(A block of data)
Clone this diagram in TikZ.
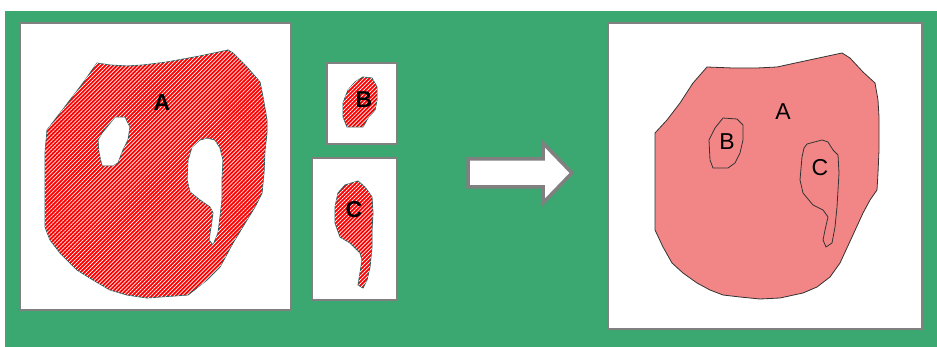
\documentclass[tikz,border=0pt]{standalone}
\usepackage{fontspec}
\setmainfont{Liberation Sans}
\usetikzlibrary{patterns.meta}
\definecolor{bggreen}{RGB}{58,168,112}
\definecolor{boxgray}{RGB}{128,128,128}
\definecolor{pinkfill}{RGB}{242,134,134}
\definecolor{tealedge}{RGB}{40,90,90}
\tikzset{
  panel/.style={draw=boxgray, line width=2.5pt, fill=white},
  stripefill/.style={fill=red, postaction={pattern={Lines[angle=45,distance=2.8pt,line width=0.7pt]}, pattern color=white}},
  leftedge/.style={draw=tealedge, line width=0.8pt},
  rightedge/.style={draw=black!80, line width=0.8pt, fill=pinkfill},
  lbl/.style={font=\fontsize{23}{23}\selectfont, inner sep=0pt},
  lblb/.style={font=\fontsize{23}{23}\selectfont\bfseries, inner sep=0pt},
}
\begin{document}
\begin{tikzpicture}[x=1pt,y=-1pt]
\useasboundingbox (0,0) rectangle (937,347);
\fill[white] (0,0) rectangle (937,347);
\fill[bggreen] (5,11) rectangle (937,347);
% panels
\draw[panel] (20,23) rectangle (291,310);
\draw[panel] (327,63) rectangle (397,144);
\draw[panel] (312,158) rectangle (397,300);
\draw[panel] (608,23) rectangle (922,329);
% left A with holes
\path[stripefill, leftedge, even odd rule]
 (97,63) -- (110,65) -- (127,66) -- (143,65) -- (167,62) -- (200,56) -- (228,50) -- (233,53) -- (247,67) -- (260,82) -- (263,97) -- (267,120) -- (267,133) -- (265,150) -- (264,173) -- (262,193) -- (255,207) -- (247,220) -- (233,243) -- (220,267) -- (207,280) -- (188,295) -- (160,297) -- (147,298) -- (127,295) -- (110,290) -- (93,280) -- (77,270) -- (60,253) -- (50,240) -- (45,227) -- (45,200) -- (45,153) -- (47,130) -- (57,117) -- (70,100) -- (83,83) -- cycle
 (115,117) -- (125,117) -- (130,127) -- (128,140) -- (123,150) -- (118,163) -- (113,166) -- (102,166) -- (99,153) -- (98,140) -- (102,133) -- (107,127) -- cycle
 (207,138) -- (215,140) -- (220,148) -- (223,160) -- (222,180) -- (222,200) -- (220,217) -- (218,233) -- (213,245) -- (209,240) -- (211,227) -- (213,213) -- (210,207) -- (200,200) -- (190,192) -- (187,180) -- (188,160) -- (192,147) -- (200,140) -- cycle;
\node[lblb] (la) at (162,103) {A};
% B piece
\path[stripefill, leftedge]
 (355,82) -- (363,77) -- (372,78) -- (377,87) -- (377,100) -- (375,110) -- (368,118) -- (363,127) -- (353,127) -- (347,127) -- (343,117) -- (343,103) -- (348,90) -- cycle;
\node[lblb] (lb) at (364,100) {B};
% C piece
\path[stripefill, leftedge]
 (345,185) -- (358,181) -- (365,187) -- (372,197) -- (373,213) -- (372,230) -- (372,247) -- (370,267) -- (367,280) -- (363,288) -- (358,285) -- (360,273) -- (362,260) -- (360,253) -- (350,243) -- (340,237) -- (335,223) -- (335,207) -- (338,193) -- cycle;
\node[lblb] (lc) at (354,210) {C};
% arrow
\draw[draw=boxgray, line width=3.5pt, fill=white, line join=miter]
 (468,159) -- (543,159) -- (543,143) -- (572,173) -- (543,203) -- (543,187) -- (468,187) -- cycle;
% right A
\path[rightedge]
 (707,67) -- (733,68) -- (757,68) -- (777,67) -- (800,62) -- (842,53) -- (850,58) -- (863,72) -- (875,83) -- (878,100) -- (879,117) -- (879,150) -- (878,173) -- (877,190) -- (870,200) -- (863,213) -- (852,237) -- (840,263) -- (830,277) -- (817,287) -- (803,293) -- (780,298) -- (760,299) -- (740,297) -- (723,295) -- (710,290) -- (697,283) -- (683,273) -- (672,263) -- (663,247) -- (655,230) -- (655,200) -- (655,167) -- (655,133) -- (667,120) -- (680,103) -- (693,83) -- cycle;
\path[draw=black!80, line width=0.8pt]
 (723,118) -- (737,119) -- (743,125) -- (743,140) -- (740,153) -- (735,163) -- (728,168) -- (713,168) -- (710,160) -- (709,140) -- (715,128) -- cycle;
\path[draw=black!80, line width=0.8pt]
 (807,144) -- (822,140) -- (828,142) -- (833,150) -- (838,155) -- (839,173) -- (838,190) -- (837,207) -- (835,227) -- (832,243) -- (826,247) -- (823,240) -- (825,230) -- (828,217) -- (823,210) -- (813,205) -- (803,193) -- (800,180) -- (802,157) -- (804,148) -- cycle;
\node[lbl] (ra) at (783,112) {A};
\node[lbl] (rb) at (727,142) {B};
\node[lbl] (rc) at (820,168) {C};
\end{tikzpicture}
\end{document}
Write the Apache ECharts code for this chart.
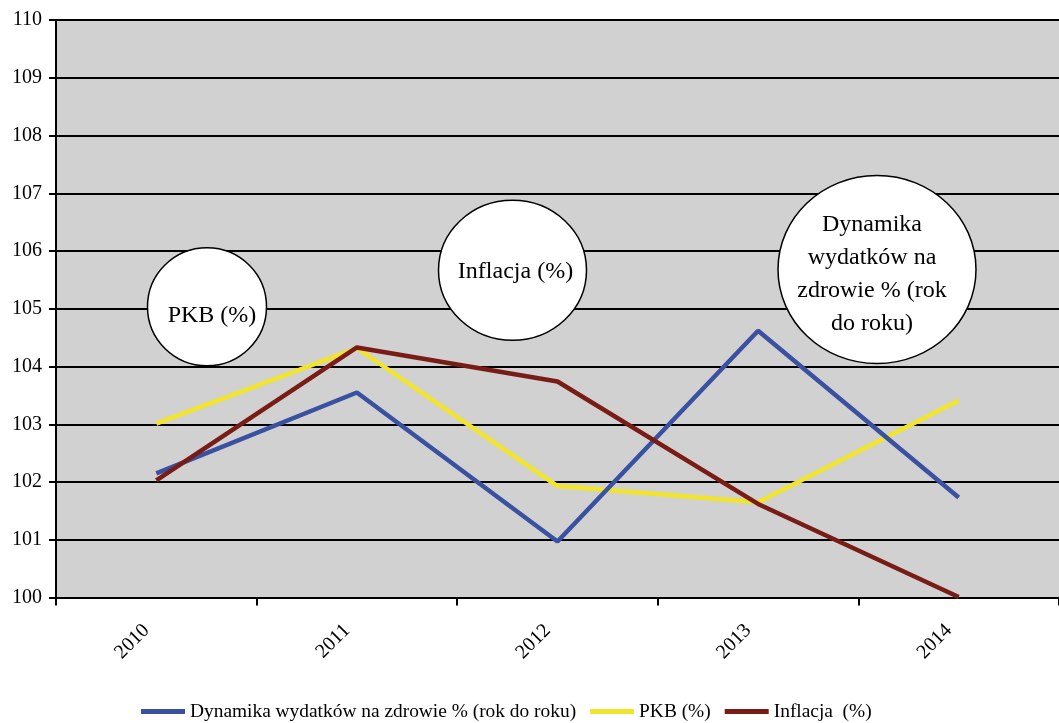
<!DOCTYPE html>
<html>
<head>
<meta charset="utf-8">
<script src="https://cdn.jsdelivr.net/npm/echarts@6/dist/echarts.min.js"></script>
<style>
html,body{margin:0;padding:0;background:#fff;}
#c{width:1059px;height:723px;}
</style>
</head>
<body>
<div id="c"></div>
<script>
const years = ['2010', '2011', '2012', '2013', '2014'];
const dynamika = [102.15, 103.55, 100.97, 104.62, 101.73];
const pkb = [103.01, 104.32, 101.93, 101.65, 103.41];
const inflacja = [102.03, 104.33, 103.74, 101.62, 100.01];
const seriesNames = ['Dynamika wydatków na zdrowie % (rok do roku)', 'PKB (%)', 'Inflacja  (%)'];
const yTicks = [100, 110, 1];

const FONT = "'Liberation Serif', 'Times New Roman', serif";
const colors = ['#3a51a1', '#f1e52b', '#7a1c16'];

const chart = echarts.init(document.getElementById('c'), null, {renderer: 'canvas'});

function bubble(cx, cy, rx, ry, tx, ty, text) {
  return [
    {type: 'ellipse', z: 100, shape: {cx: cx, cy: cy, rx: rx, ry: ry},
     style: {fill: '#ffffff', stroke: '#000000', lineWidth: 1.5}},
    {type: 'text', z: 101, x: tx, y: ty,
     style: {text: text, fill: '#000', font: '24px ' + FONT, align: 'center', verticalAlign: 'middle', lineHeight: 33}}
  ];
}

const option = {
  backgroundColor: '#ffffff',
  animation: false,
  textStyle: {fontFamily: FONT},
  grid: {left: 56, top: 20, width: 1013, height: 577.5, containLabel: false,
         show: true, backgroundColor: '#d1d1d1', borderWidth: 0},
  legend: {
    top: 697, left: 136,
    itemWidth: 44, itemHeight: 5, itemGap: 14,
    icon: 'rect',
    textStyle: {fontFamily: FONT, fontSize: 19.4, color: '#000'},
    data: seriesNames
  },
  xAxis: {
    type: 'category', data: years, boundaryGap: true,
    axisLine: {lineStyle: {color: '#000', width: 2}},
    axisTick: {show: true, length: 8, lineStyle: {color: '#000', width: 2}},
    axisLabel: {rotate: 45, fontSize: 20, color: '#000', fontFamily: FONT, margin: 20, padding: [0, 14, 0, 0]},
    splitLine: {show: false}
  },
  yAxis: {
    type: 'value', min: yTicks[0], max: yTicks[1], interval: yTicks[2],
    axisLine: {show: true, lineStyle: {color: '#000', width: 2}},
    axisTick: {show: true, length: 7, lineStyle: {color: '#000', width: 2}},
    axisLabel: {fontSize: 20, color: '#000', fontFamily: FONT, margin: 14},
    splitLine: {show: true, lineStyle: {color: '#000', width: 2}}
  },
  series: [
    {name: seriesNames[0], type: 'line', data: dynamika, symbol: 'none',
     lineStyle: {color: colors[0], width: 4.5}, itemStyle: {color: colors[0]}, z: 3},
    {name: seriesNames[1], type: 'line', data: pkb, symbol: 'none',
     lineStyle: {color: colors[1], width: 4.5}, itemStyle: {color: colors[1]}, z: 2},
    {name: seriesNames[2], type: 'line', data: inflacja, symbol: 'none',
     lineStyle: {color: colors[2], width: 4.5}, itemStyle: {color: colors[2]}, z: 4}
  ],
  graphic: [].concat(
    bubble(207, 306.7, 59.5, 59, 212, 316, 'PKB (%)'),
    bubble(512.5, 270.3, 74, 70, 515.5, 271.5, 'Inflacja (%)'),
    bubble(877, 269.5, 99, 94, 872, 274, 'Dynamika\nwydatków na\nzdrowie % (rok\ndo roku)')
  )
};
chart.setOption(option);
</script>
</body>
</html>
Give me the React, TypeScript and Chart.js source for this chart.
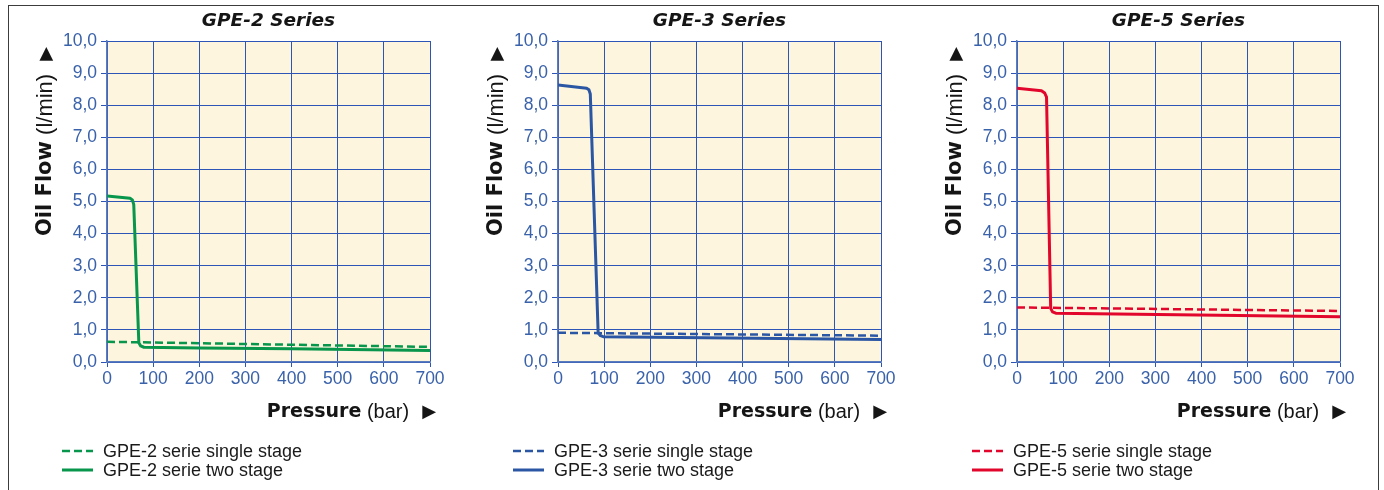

(STATED PROBLEM) Write out every line from the entries where "this" appears.

(REPLY)
Clone this diagram in TikZ.
Write the Apache ECharts code for this chart.
Give me the React, TypeScript and Chart.js source for this chart.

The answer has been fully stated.